Toby Roberts won the European continental sport climbing qualifying event in Laval, France in October in the boulder and lead combined discipline, securing GB's first men's Olympic spot in the sport that made its debut at Tokyo 2020. Shauna Coxsey competed for Britain in the women's edition.

– Three-time Olympic equestrian champion Charlotte Dujardin won gold at the Royal Windsor Horse Show just nine weeks after welcoming daughter Isabella into the world, her mini-me watching from the dressage event from sidelines.

B-Boy Sunni and B-Boy Kid Karam became the first-ever breakers to represent Team GB, in a sport making its debut at Paris 2024, after competing at the European Games in Krakow in June.

– Two-time Olympic rowing champ and mother of three Helen Glover returned to the water in the women's four alongside Rebecca Shorten, Rowan McKellar and Heidi Long at the European Championships in Bled, Slovenia, in May, the quartet picking up a silver.

Team GB icons eyeing Olympic return at Paris 2024

A plethora of British sporting icons revealed they would return to the field of play in a bid for more Olympic glory, to the delight of fans.

Gymnast Max Whitlock announced his return to the fray in February, after detailing his struggles post Tokyo 2020 to Olympics.com, the first time he'd contemplated leaving the sport having competed in three Games. However, his love for gymnastics won out and a slow return proved stabilising. A tilt at Olympic history is on the cards, too if selected for the five-person men's team. Should Whitlock win a fourth Olympic medal on his specialist apparatus, the pommel horse, he’ll be the first gymnast in history to claim four medals on the same apparatus. Not even Simone Biles can claim that.
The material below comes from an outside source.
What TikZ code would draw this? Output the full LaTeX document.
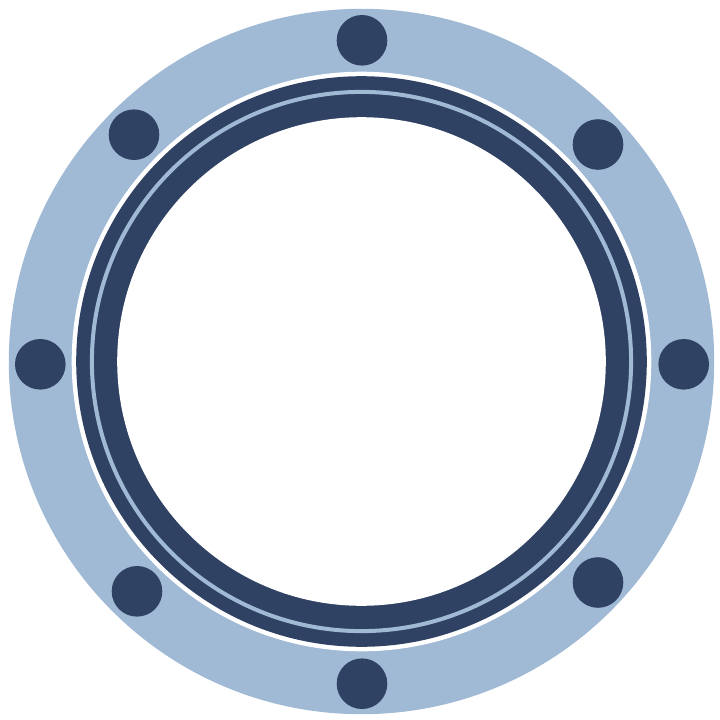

Another London 2012 debutant, Laura Kenny, then Laura Trott, also announced a return in 2023 for a bid for Paris. The track cyclist is the most successful female GB Olympian of all time but six Olympic medals – five gold – is not quite enough for the mother of two. Maybe she just wants to claim parity, at least, with another member of her household, husband Jason Kenny, the retired cyclist who has seven Olympic gold medals to his name, plus two silvers. Bragging rights are important!

World record holder in the 50m and 100m breaststroke, Adam Peaty, is back after taking some time out to manage his mental health and injury. The swimmer was the first Brit to ever defend an Olympic title in the pool, claiming gold in the 100m in both Rio and Tokyo. The eight-time world champion also won gold in the 4x100m mixed medley at Tokyo 2020 and is eyeing more medals for his collection in Paris.

Tom Daley's young son Robbie, meanwhile, wanted to see 'papa' compete in the Olympics so back to the pool the Olympic champion did go, officially announcing his return in July after two years away from diving. With a first Olympic Games at Beijing 2008, at just 14 years old, Daley has grown up in front the public eye. To see him return as a proud husband, and father of two, to continue his Olympic journey is music to the ears of British sports fans who have a plethora of sporting stories to follow as we get inexorably closer to the Paris 2024 Olympic Summer Games.